Kepemimpinan krisis yang selanjutnya dapat dilihat dari kebijakan selama krisis kesehatan berlangsung (during the crisis). Pada kondisi ini, kepala sekolah harus secara aktif memonitor dan mengevaluasi pembelajaran daring. Kepala sekolah harus mampu memberikan arahan pada guru agar memberikan pelajaran yang lebih bermakna agar siswa tetap merasa nyaman dan produktif. Kemudian, kepimimpinan krisis dapat dilihat dari setelah berakhirnya krisis kesehatan (after the crisis). After the crisis merupakan tahapan terakhir ketika krisis telah terjadi. Dalam tahapan ini, kepala sekolah melakukan evaluasi atas strategi penanganan krisis yang dilakukan apakah memang memberikan dampak yang signifikan ataukah memang perlu pembenahan. Pertahankan Mutu Agar mutu pembelajaran dan penilaian dapat dipertahankan dalam kondisi keterbatasan interaksi sosial, maka kolaborasi antara kepala sekolah dan guru harus selalu dibangun.
Bagaimanapun peran guru sesungguhnya tidak bisa digantikan dengan teknologi. Karena guru bukan sekedar sumber ilmu pengetahuan, melainkan mesti menjadi contoh dan teladan yang mentransfer adab dan tata nilai. Keberadaan fisik seorang guru tetap dibutuhkan oleh peserta didik dalam proses belajar mengajar karena fungsinya tidak hanya menyampaikan materi dan transfer ilmu, namun mendidik karakter serta mengajarkan bagaimana memaknai dan menjalani hidup dengan lebih baik.

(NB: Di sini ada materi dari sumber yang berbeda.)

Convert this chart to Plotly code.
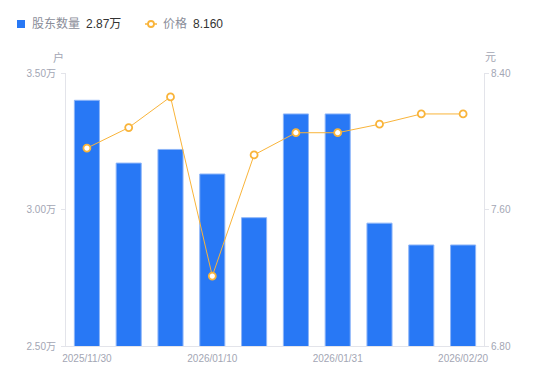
import plotly.graph_objects as go

dates = ["2025/11/30", "2025/12/10", "2025/12/31", "2026/01/10", "2026/01/20",
         "2026/01/23", "2026/01/31", "2026/02/10", "2026/02/13", "2026/02/20"]
holders = [3.40, 3.17, 3.22, 3.13, 2.97, 3.35, 3.35, 2.95, 2.87, 2.87]  # 万户
price = [7.96, 8.08, 8.26, 7.21, 7.92, 8.05, 8.05, 8.10, 8.16, 8.16]
shown_dates = ["2025/11/30", "2026/01/10", "2026/01/31", "2026/02/20"]
left_ticks = [2.5, 3.0, 3.5]
left_labels = ["2.50万", "3.00万", "3.50万"]
right_ticks = [6.8, 7.6, 8.4]
right_labels = ["6.80", "7.60", "8.40"]

# page body has an 8px margin; figure is placed at (8, 8)
OFF = 8
W, H = 542, 373
L, T = 66 - OFF, 73 - OFF
R = W - (484 - OFF)
B = H - (346 - OFF)
pw, ph = W - L - R, H - T - B

def px(x):  # page x -> paper
    return (x - OFF - L) / pw

def py(y):  # page y -> paper
    return (H - B - (y - OFF)) / ph

BLUE = "#2878F5"
ORANGE = "#F9B43A"
GRAY = "#A3A6B4"
AXIS = "#E3E4EA"
FONT = "Liberation Sans, Noto Sans CJK SC, sans-serif"

fig = go.Figure()
fig.add_trace(go.Bar(x=dates, y=holders, marker=dict(color=BLUE, line=dict(color="#8DB5F8", width=1)),
                     name="股东数量", yaxis="y"))
fig.add_trace(go.Scatter(x=dates, y=price, mode="lines+markers", yaxis="y2", name="价格",
                         line=dict(color=ORANGE, width=1),
                         marker=dict(symbol="circle", size=7, color="white",
                                     line=dict(color=ORANGE, width=1.8))))

fig.update_layout(
    width=W, height=H,
    margin=dict(l=L, r=R, t=T, b=B, autoexpand=False),
    paper_bgcolor="white", plot_bgcolor="white",
    showlegend=False, bargap=0.4,
    font=dict(family=FONT, size=10, color=GRAY),
    xaxis=dict(type="category", range=[-0.5, len(dates) - 0.5], tickmode="array",
               tickvals=shown_dates, ticktext=shown_dates,
               showline=True, linecolor=AXIS, linewidth=1, ticks="", showgrid=False,
               ticklabelstandoff=3, automargin=False,
               tickfont=dict(size=10, color=GRAY), zeroline=False),
    yaxis=dict(range=[2.5, 3.5], tickvals=left_ticks, ticktext=left_labels, showgrid=False,
               showline=True, linecolor=AXIS, linewidth=1, ticks="outside", ticklen=4,
               ticklabelstandoff=3, automargin=False,
               tickcolor=AXIS, tickfont=dict(size=10, color=GRAY), zeroline=False),
    yaxis2=dict(range=[6.8, 8.4], tickvals=right_ticks, ticktext=right_labels, overlaying="y",
                side="right", showgrid=False, showline=True, linecolor=AXIS, linewidth=1,
                ticks="outside", ticklen=4, tickcolor=AXIS, tickfont=dict(size=10, color=GRAY),
                zeroline=False, automargin=False),
)

# unit labels
fig.add_annotation(x=px(58), y=py(57), xref="paper", yref="paper", text="户", showarrow=False,
                   font=dict(size=11, color=GRAY), xanchor="center", yanchor="middle")
fig.add_annotation(x=px(490), y=py(57), xref="paper", yref="paper", text="元", showarrow=False,
                   font=dict(size=11, color=GRAY), xanchor="center", yanchor="middle")

# legend
fig.add_shape(type="rect", xref="paper", yref="paper", x0=px(17), x1=px(25), y0=py(28), y1=py(20),
              fillcolor=BLUE, line=dict(width=0))
fig.add_annotation(x=px(30), y=py(24), xref="paper", yref="paper", text="股东数量", showarrow=False,
                   font=dict(size=12, color="#8A8D99"), xanchor="left", yanchor="middle")
fig.add_annotation(x=px(84), y=py(24), xref="paper", yref="paper", text=f"{holders[-1]:.2f}万",
                   showarrow=False, font=dict(size=12, color="#333333"), xanchor="left", yanchor="middle")
fig.add_shape(type="line", xref="paper", yref="paper", x0=px(145), x1=px(157), y0=py(24), y1=py(24),
              line=dict(color=ORANGE, width=1.5))
fig.add_shape(type="circle", xref="paper", yref="paper", x0=px(148), x1=px(154), y0=py(27), y1=py(21),
              fillcolor="white", line=dict(color=ORANGE, width=1.8))
fig.add_annotation(x=px(161), y=py(24), xref="paper", yref="paper", text="价格", showarrow=False,
                   font=dict(size=12, color="#8A8D99"), xanchor="left", yanchor="middle")
fig.add_annotation(x=px(191), y=py(24), xref="paper", yref="paper", text=f"{price[-1]:.3f}",
                   showarrow=False, font=dict(size=12, color="#333333"), xanchor="left", yanchor="middle")

fig.write_html("out.html")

Menjadi pendidik di era digital menghadapi generasi milenial ini ditantang untuk membangun komunikasi yang efektif dengan memanfaatkan teknologi. Hal itu bisa dimulai dari hal yang sederhana, misalnya menggunakan daftar hadir/presensi digital otomatis serta membagikan materi menggunakan platform berbasis teknologi cloud computing sehingga efektif untuk pengajaran dan memudahkan peserta didik berkomunikasi dengan pendidik.
Selanjutnya perbanyak diskusi dengan membuat kelompok-kelompok kecil. Saat diskusi peserta didik diizinkan berselancar terkait topik melalui sumber kredibel dan relevan. Menjadi tantangan untuk menciptakan interaksi antarpeserta didik dan kelompok agar suasana diskusi menjadi lebih hidup. Tentunya hal ini juga untuk meningkatkan skill berbicara di depan orang banyak. Kemudian berikan contoh yang relevan agar membantu peserta didik mencerna materi lebih mudah. Kepala sekolah harus aktif melakukan supervisi dalam tiap-tiap kelas tersebut. Hal ini guna mempertahankan mutu pendidikan yaitu kecakapan literasi, penguatan karakter, serta kecakapan akademis: berpikir kritis, kreatif, komunikasi, dan kolaborasi. Pandemi Covid-19 menguji kapasitas kepala sekolah sebagai pemimpin. Apakah kepala sekolah dapat menjadi solusi atau malah menjadi salah satu masalah?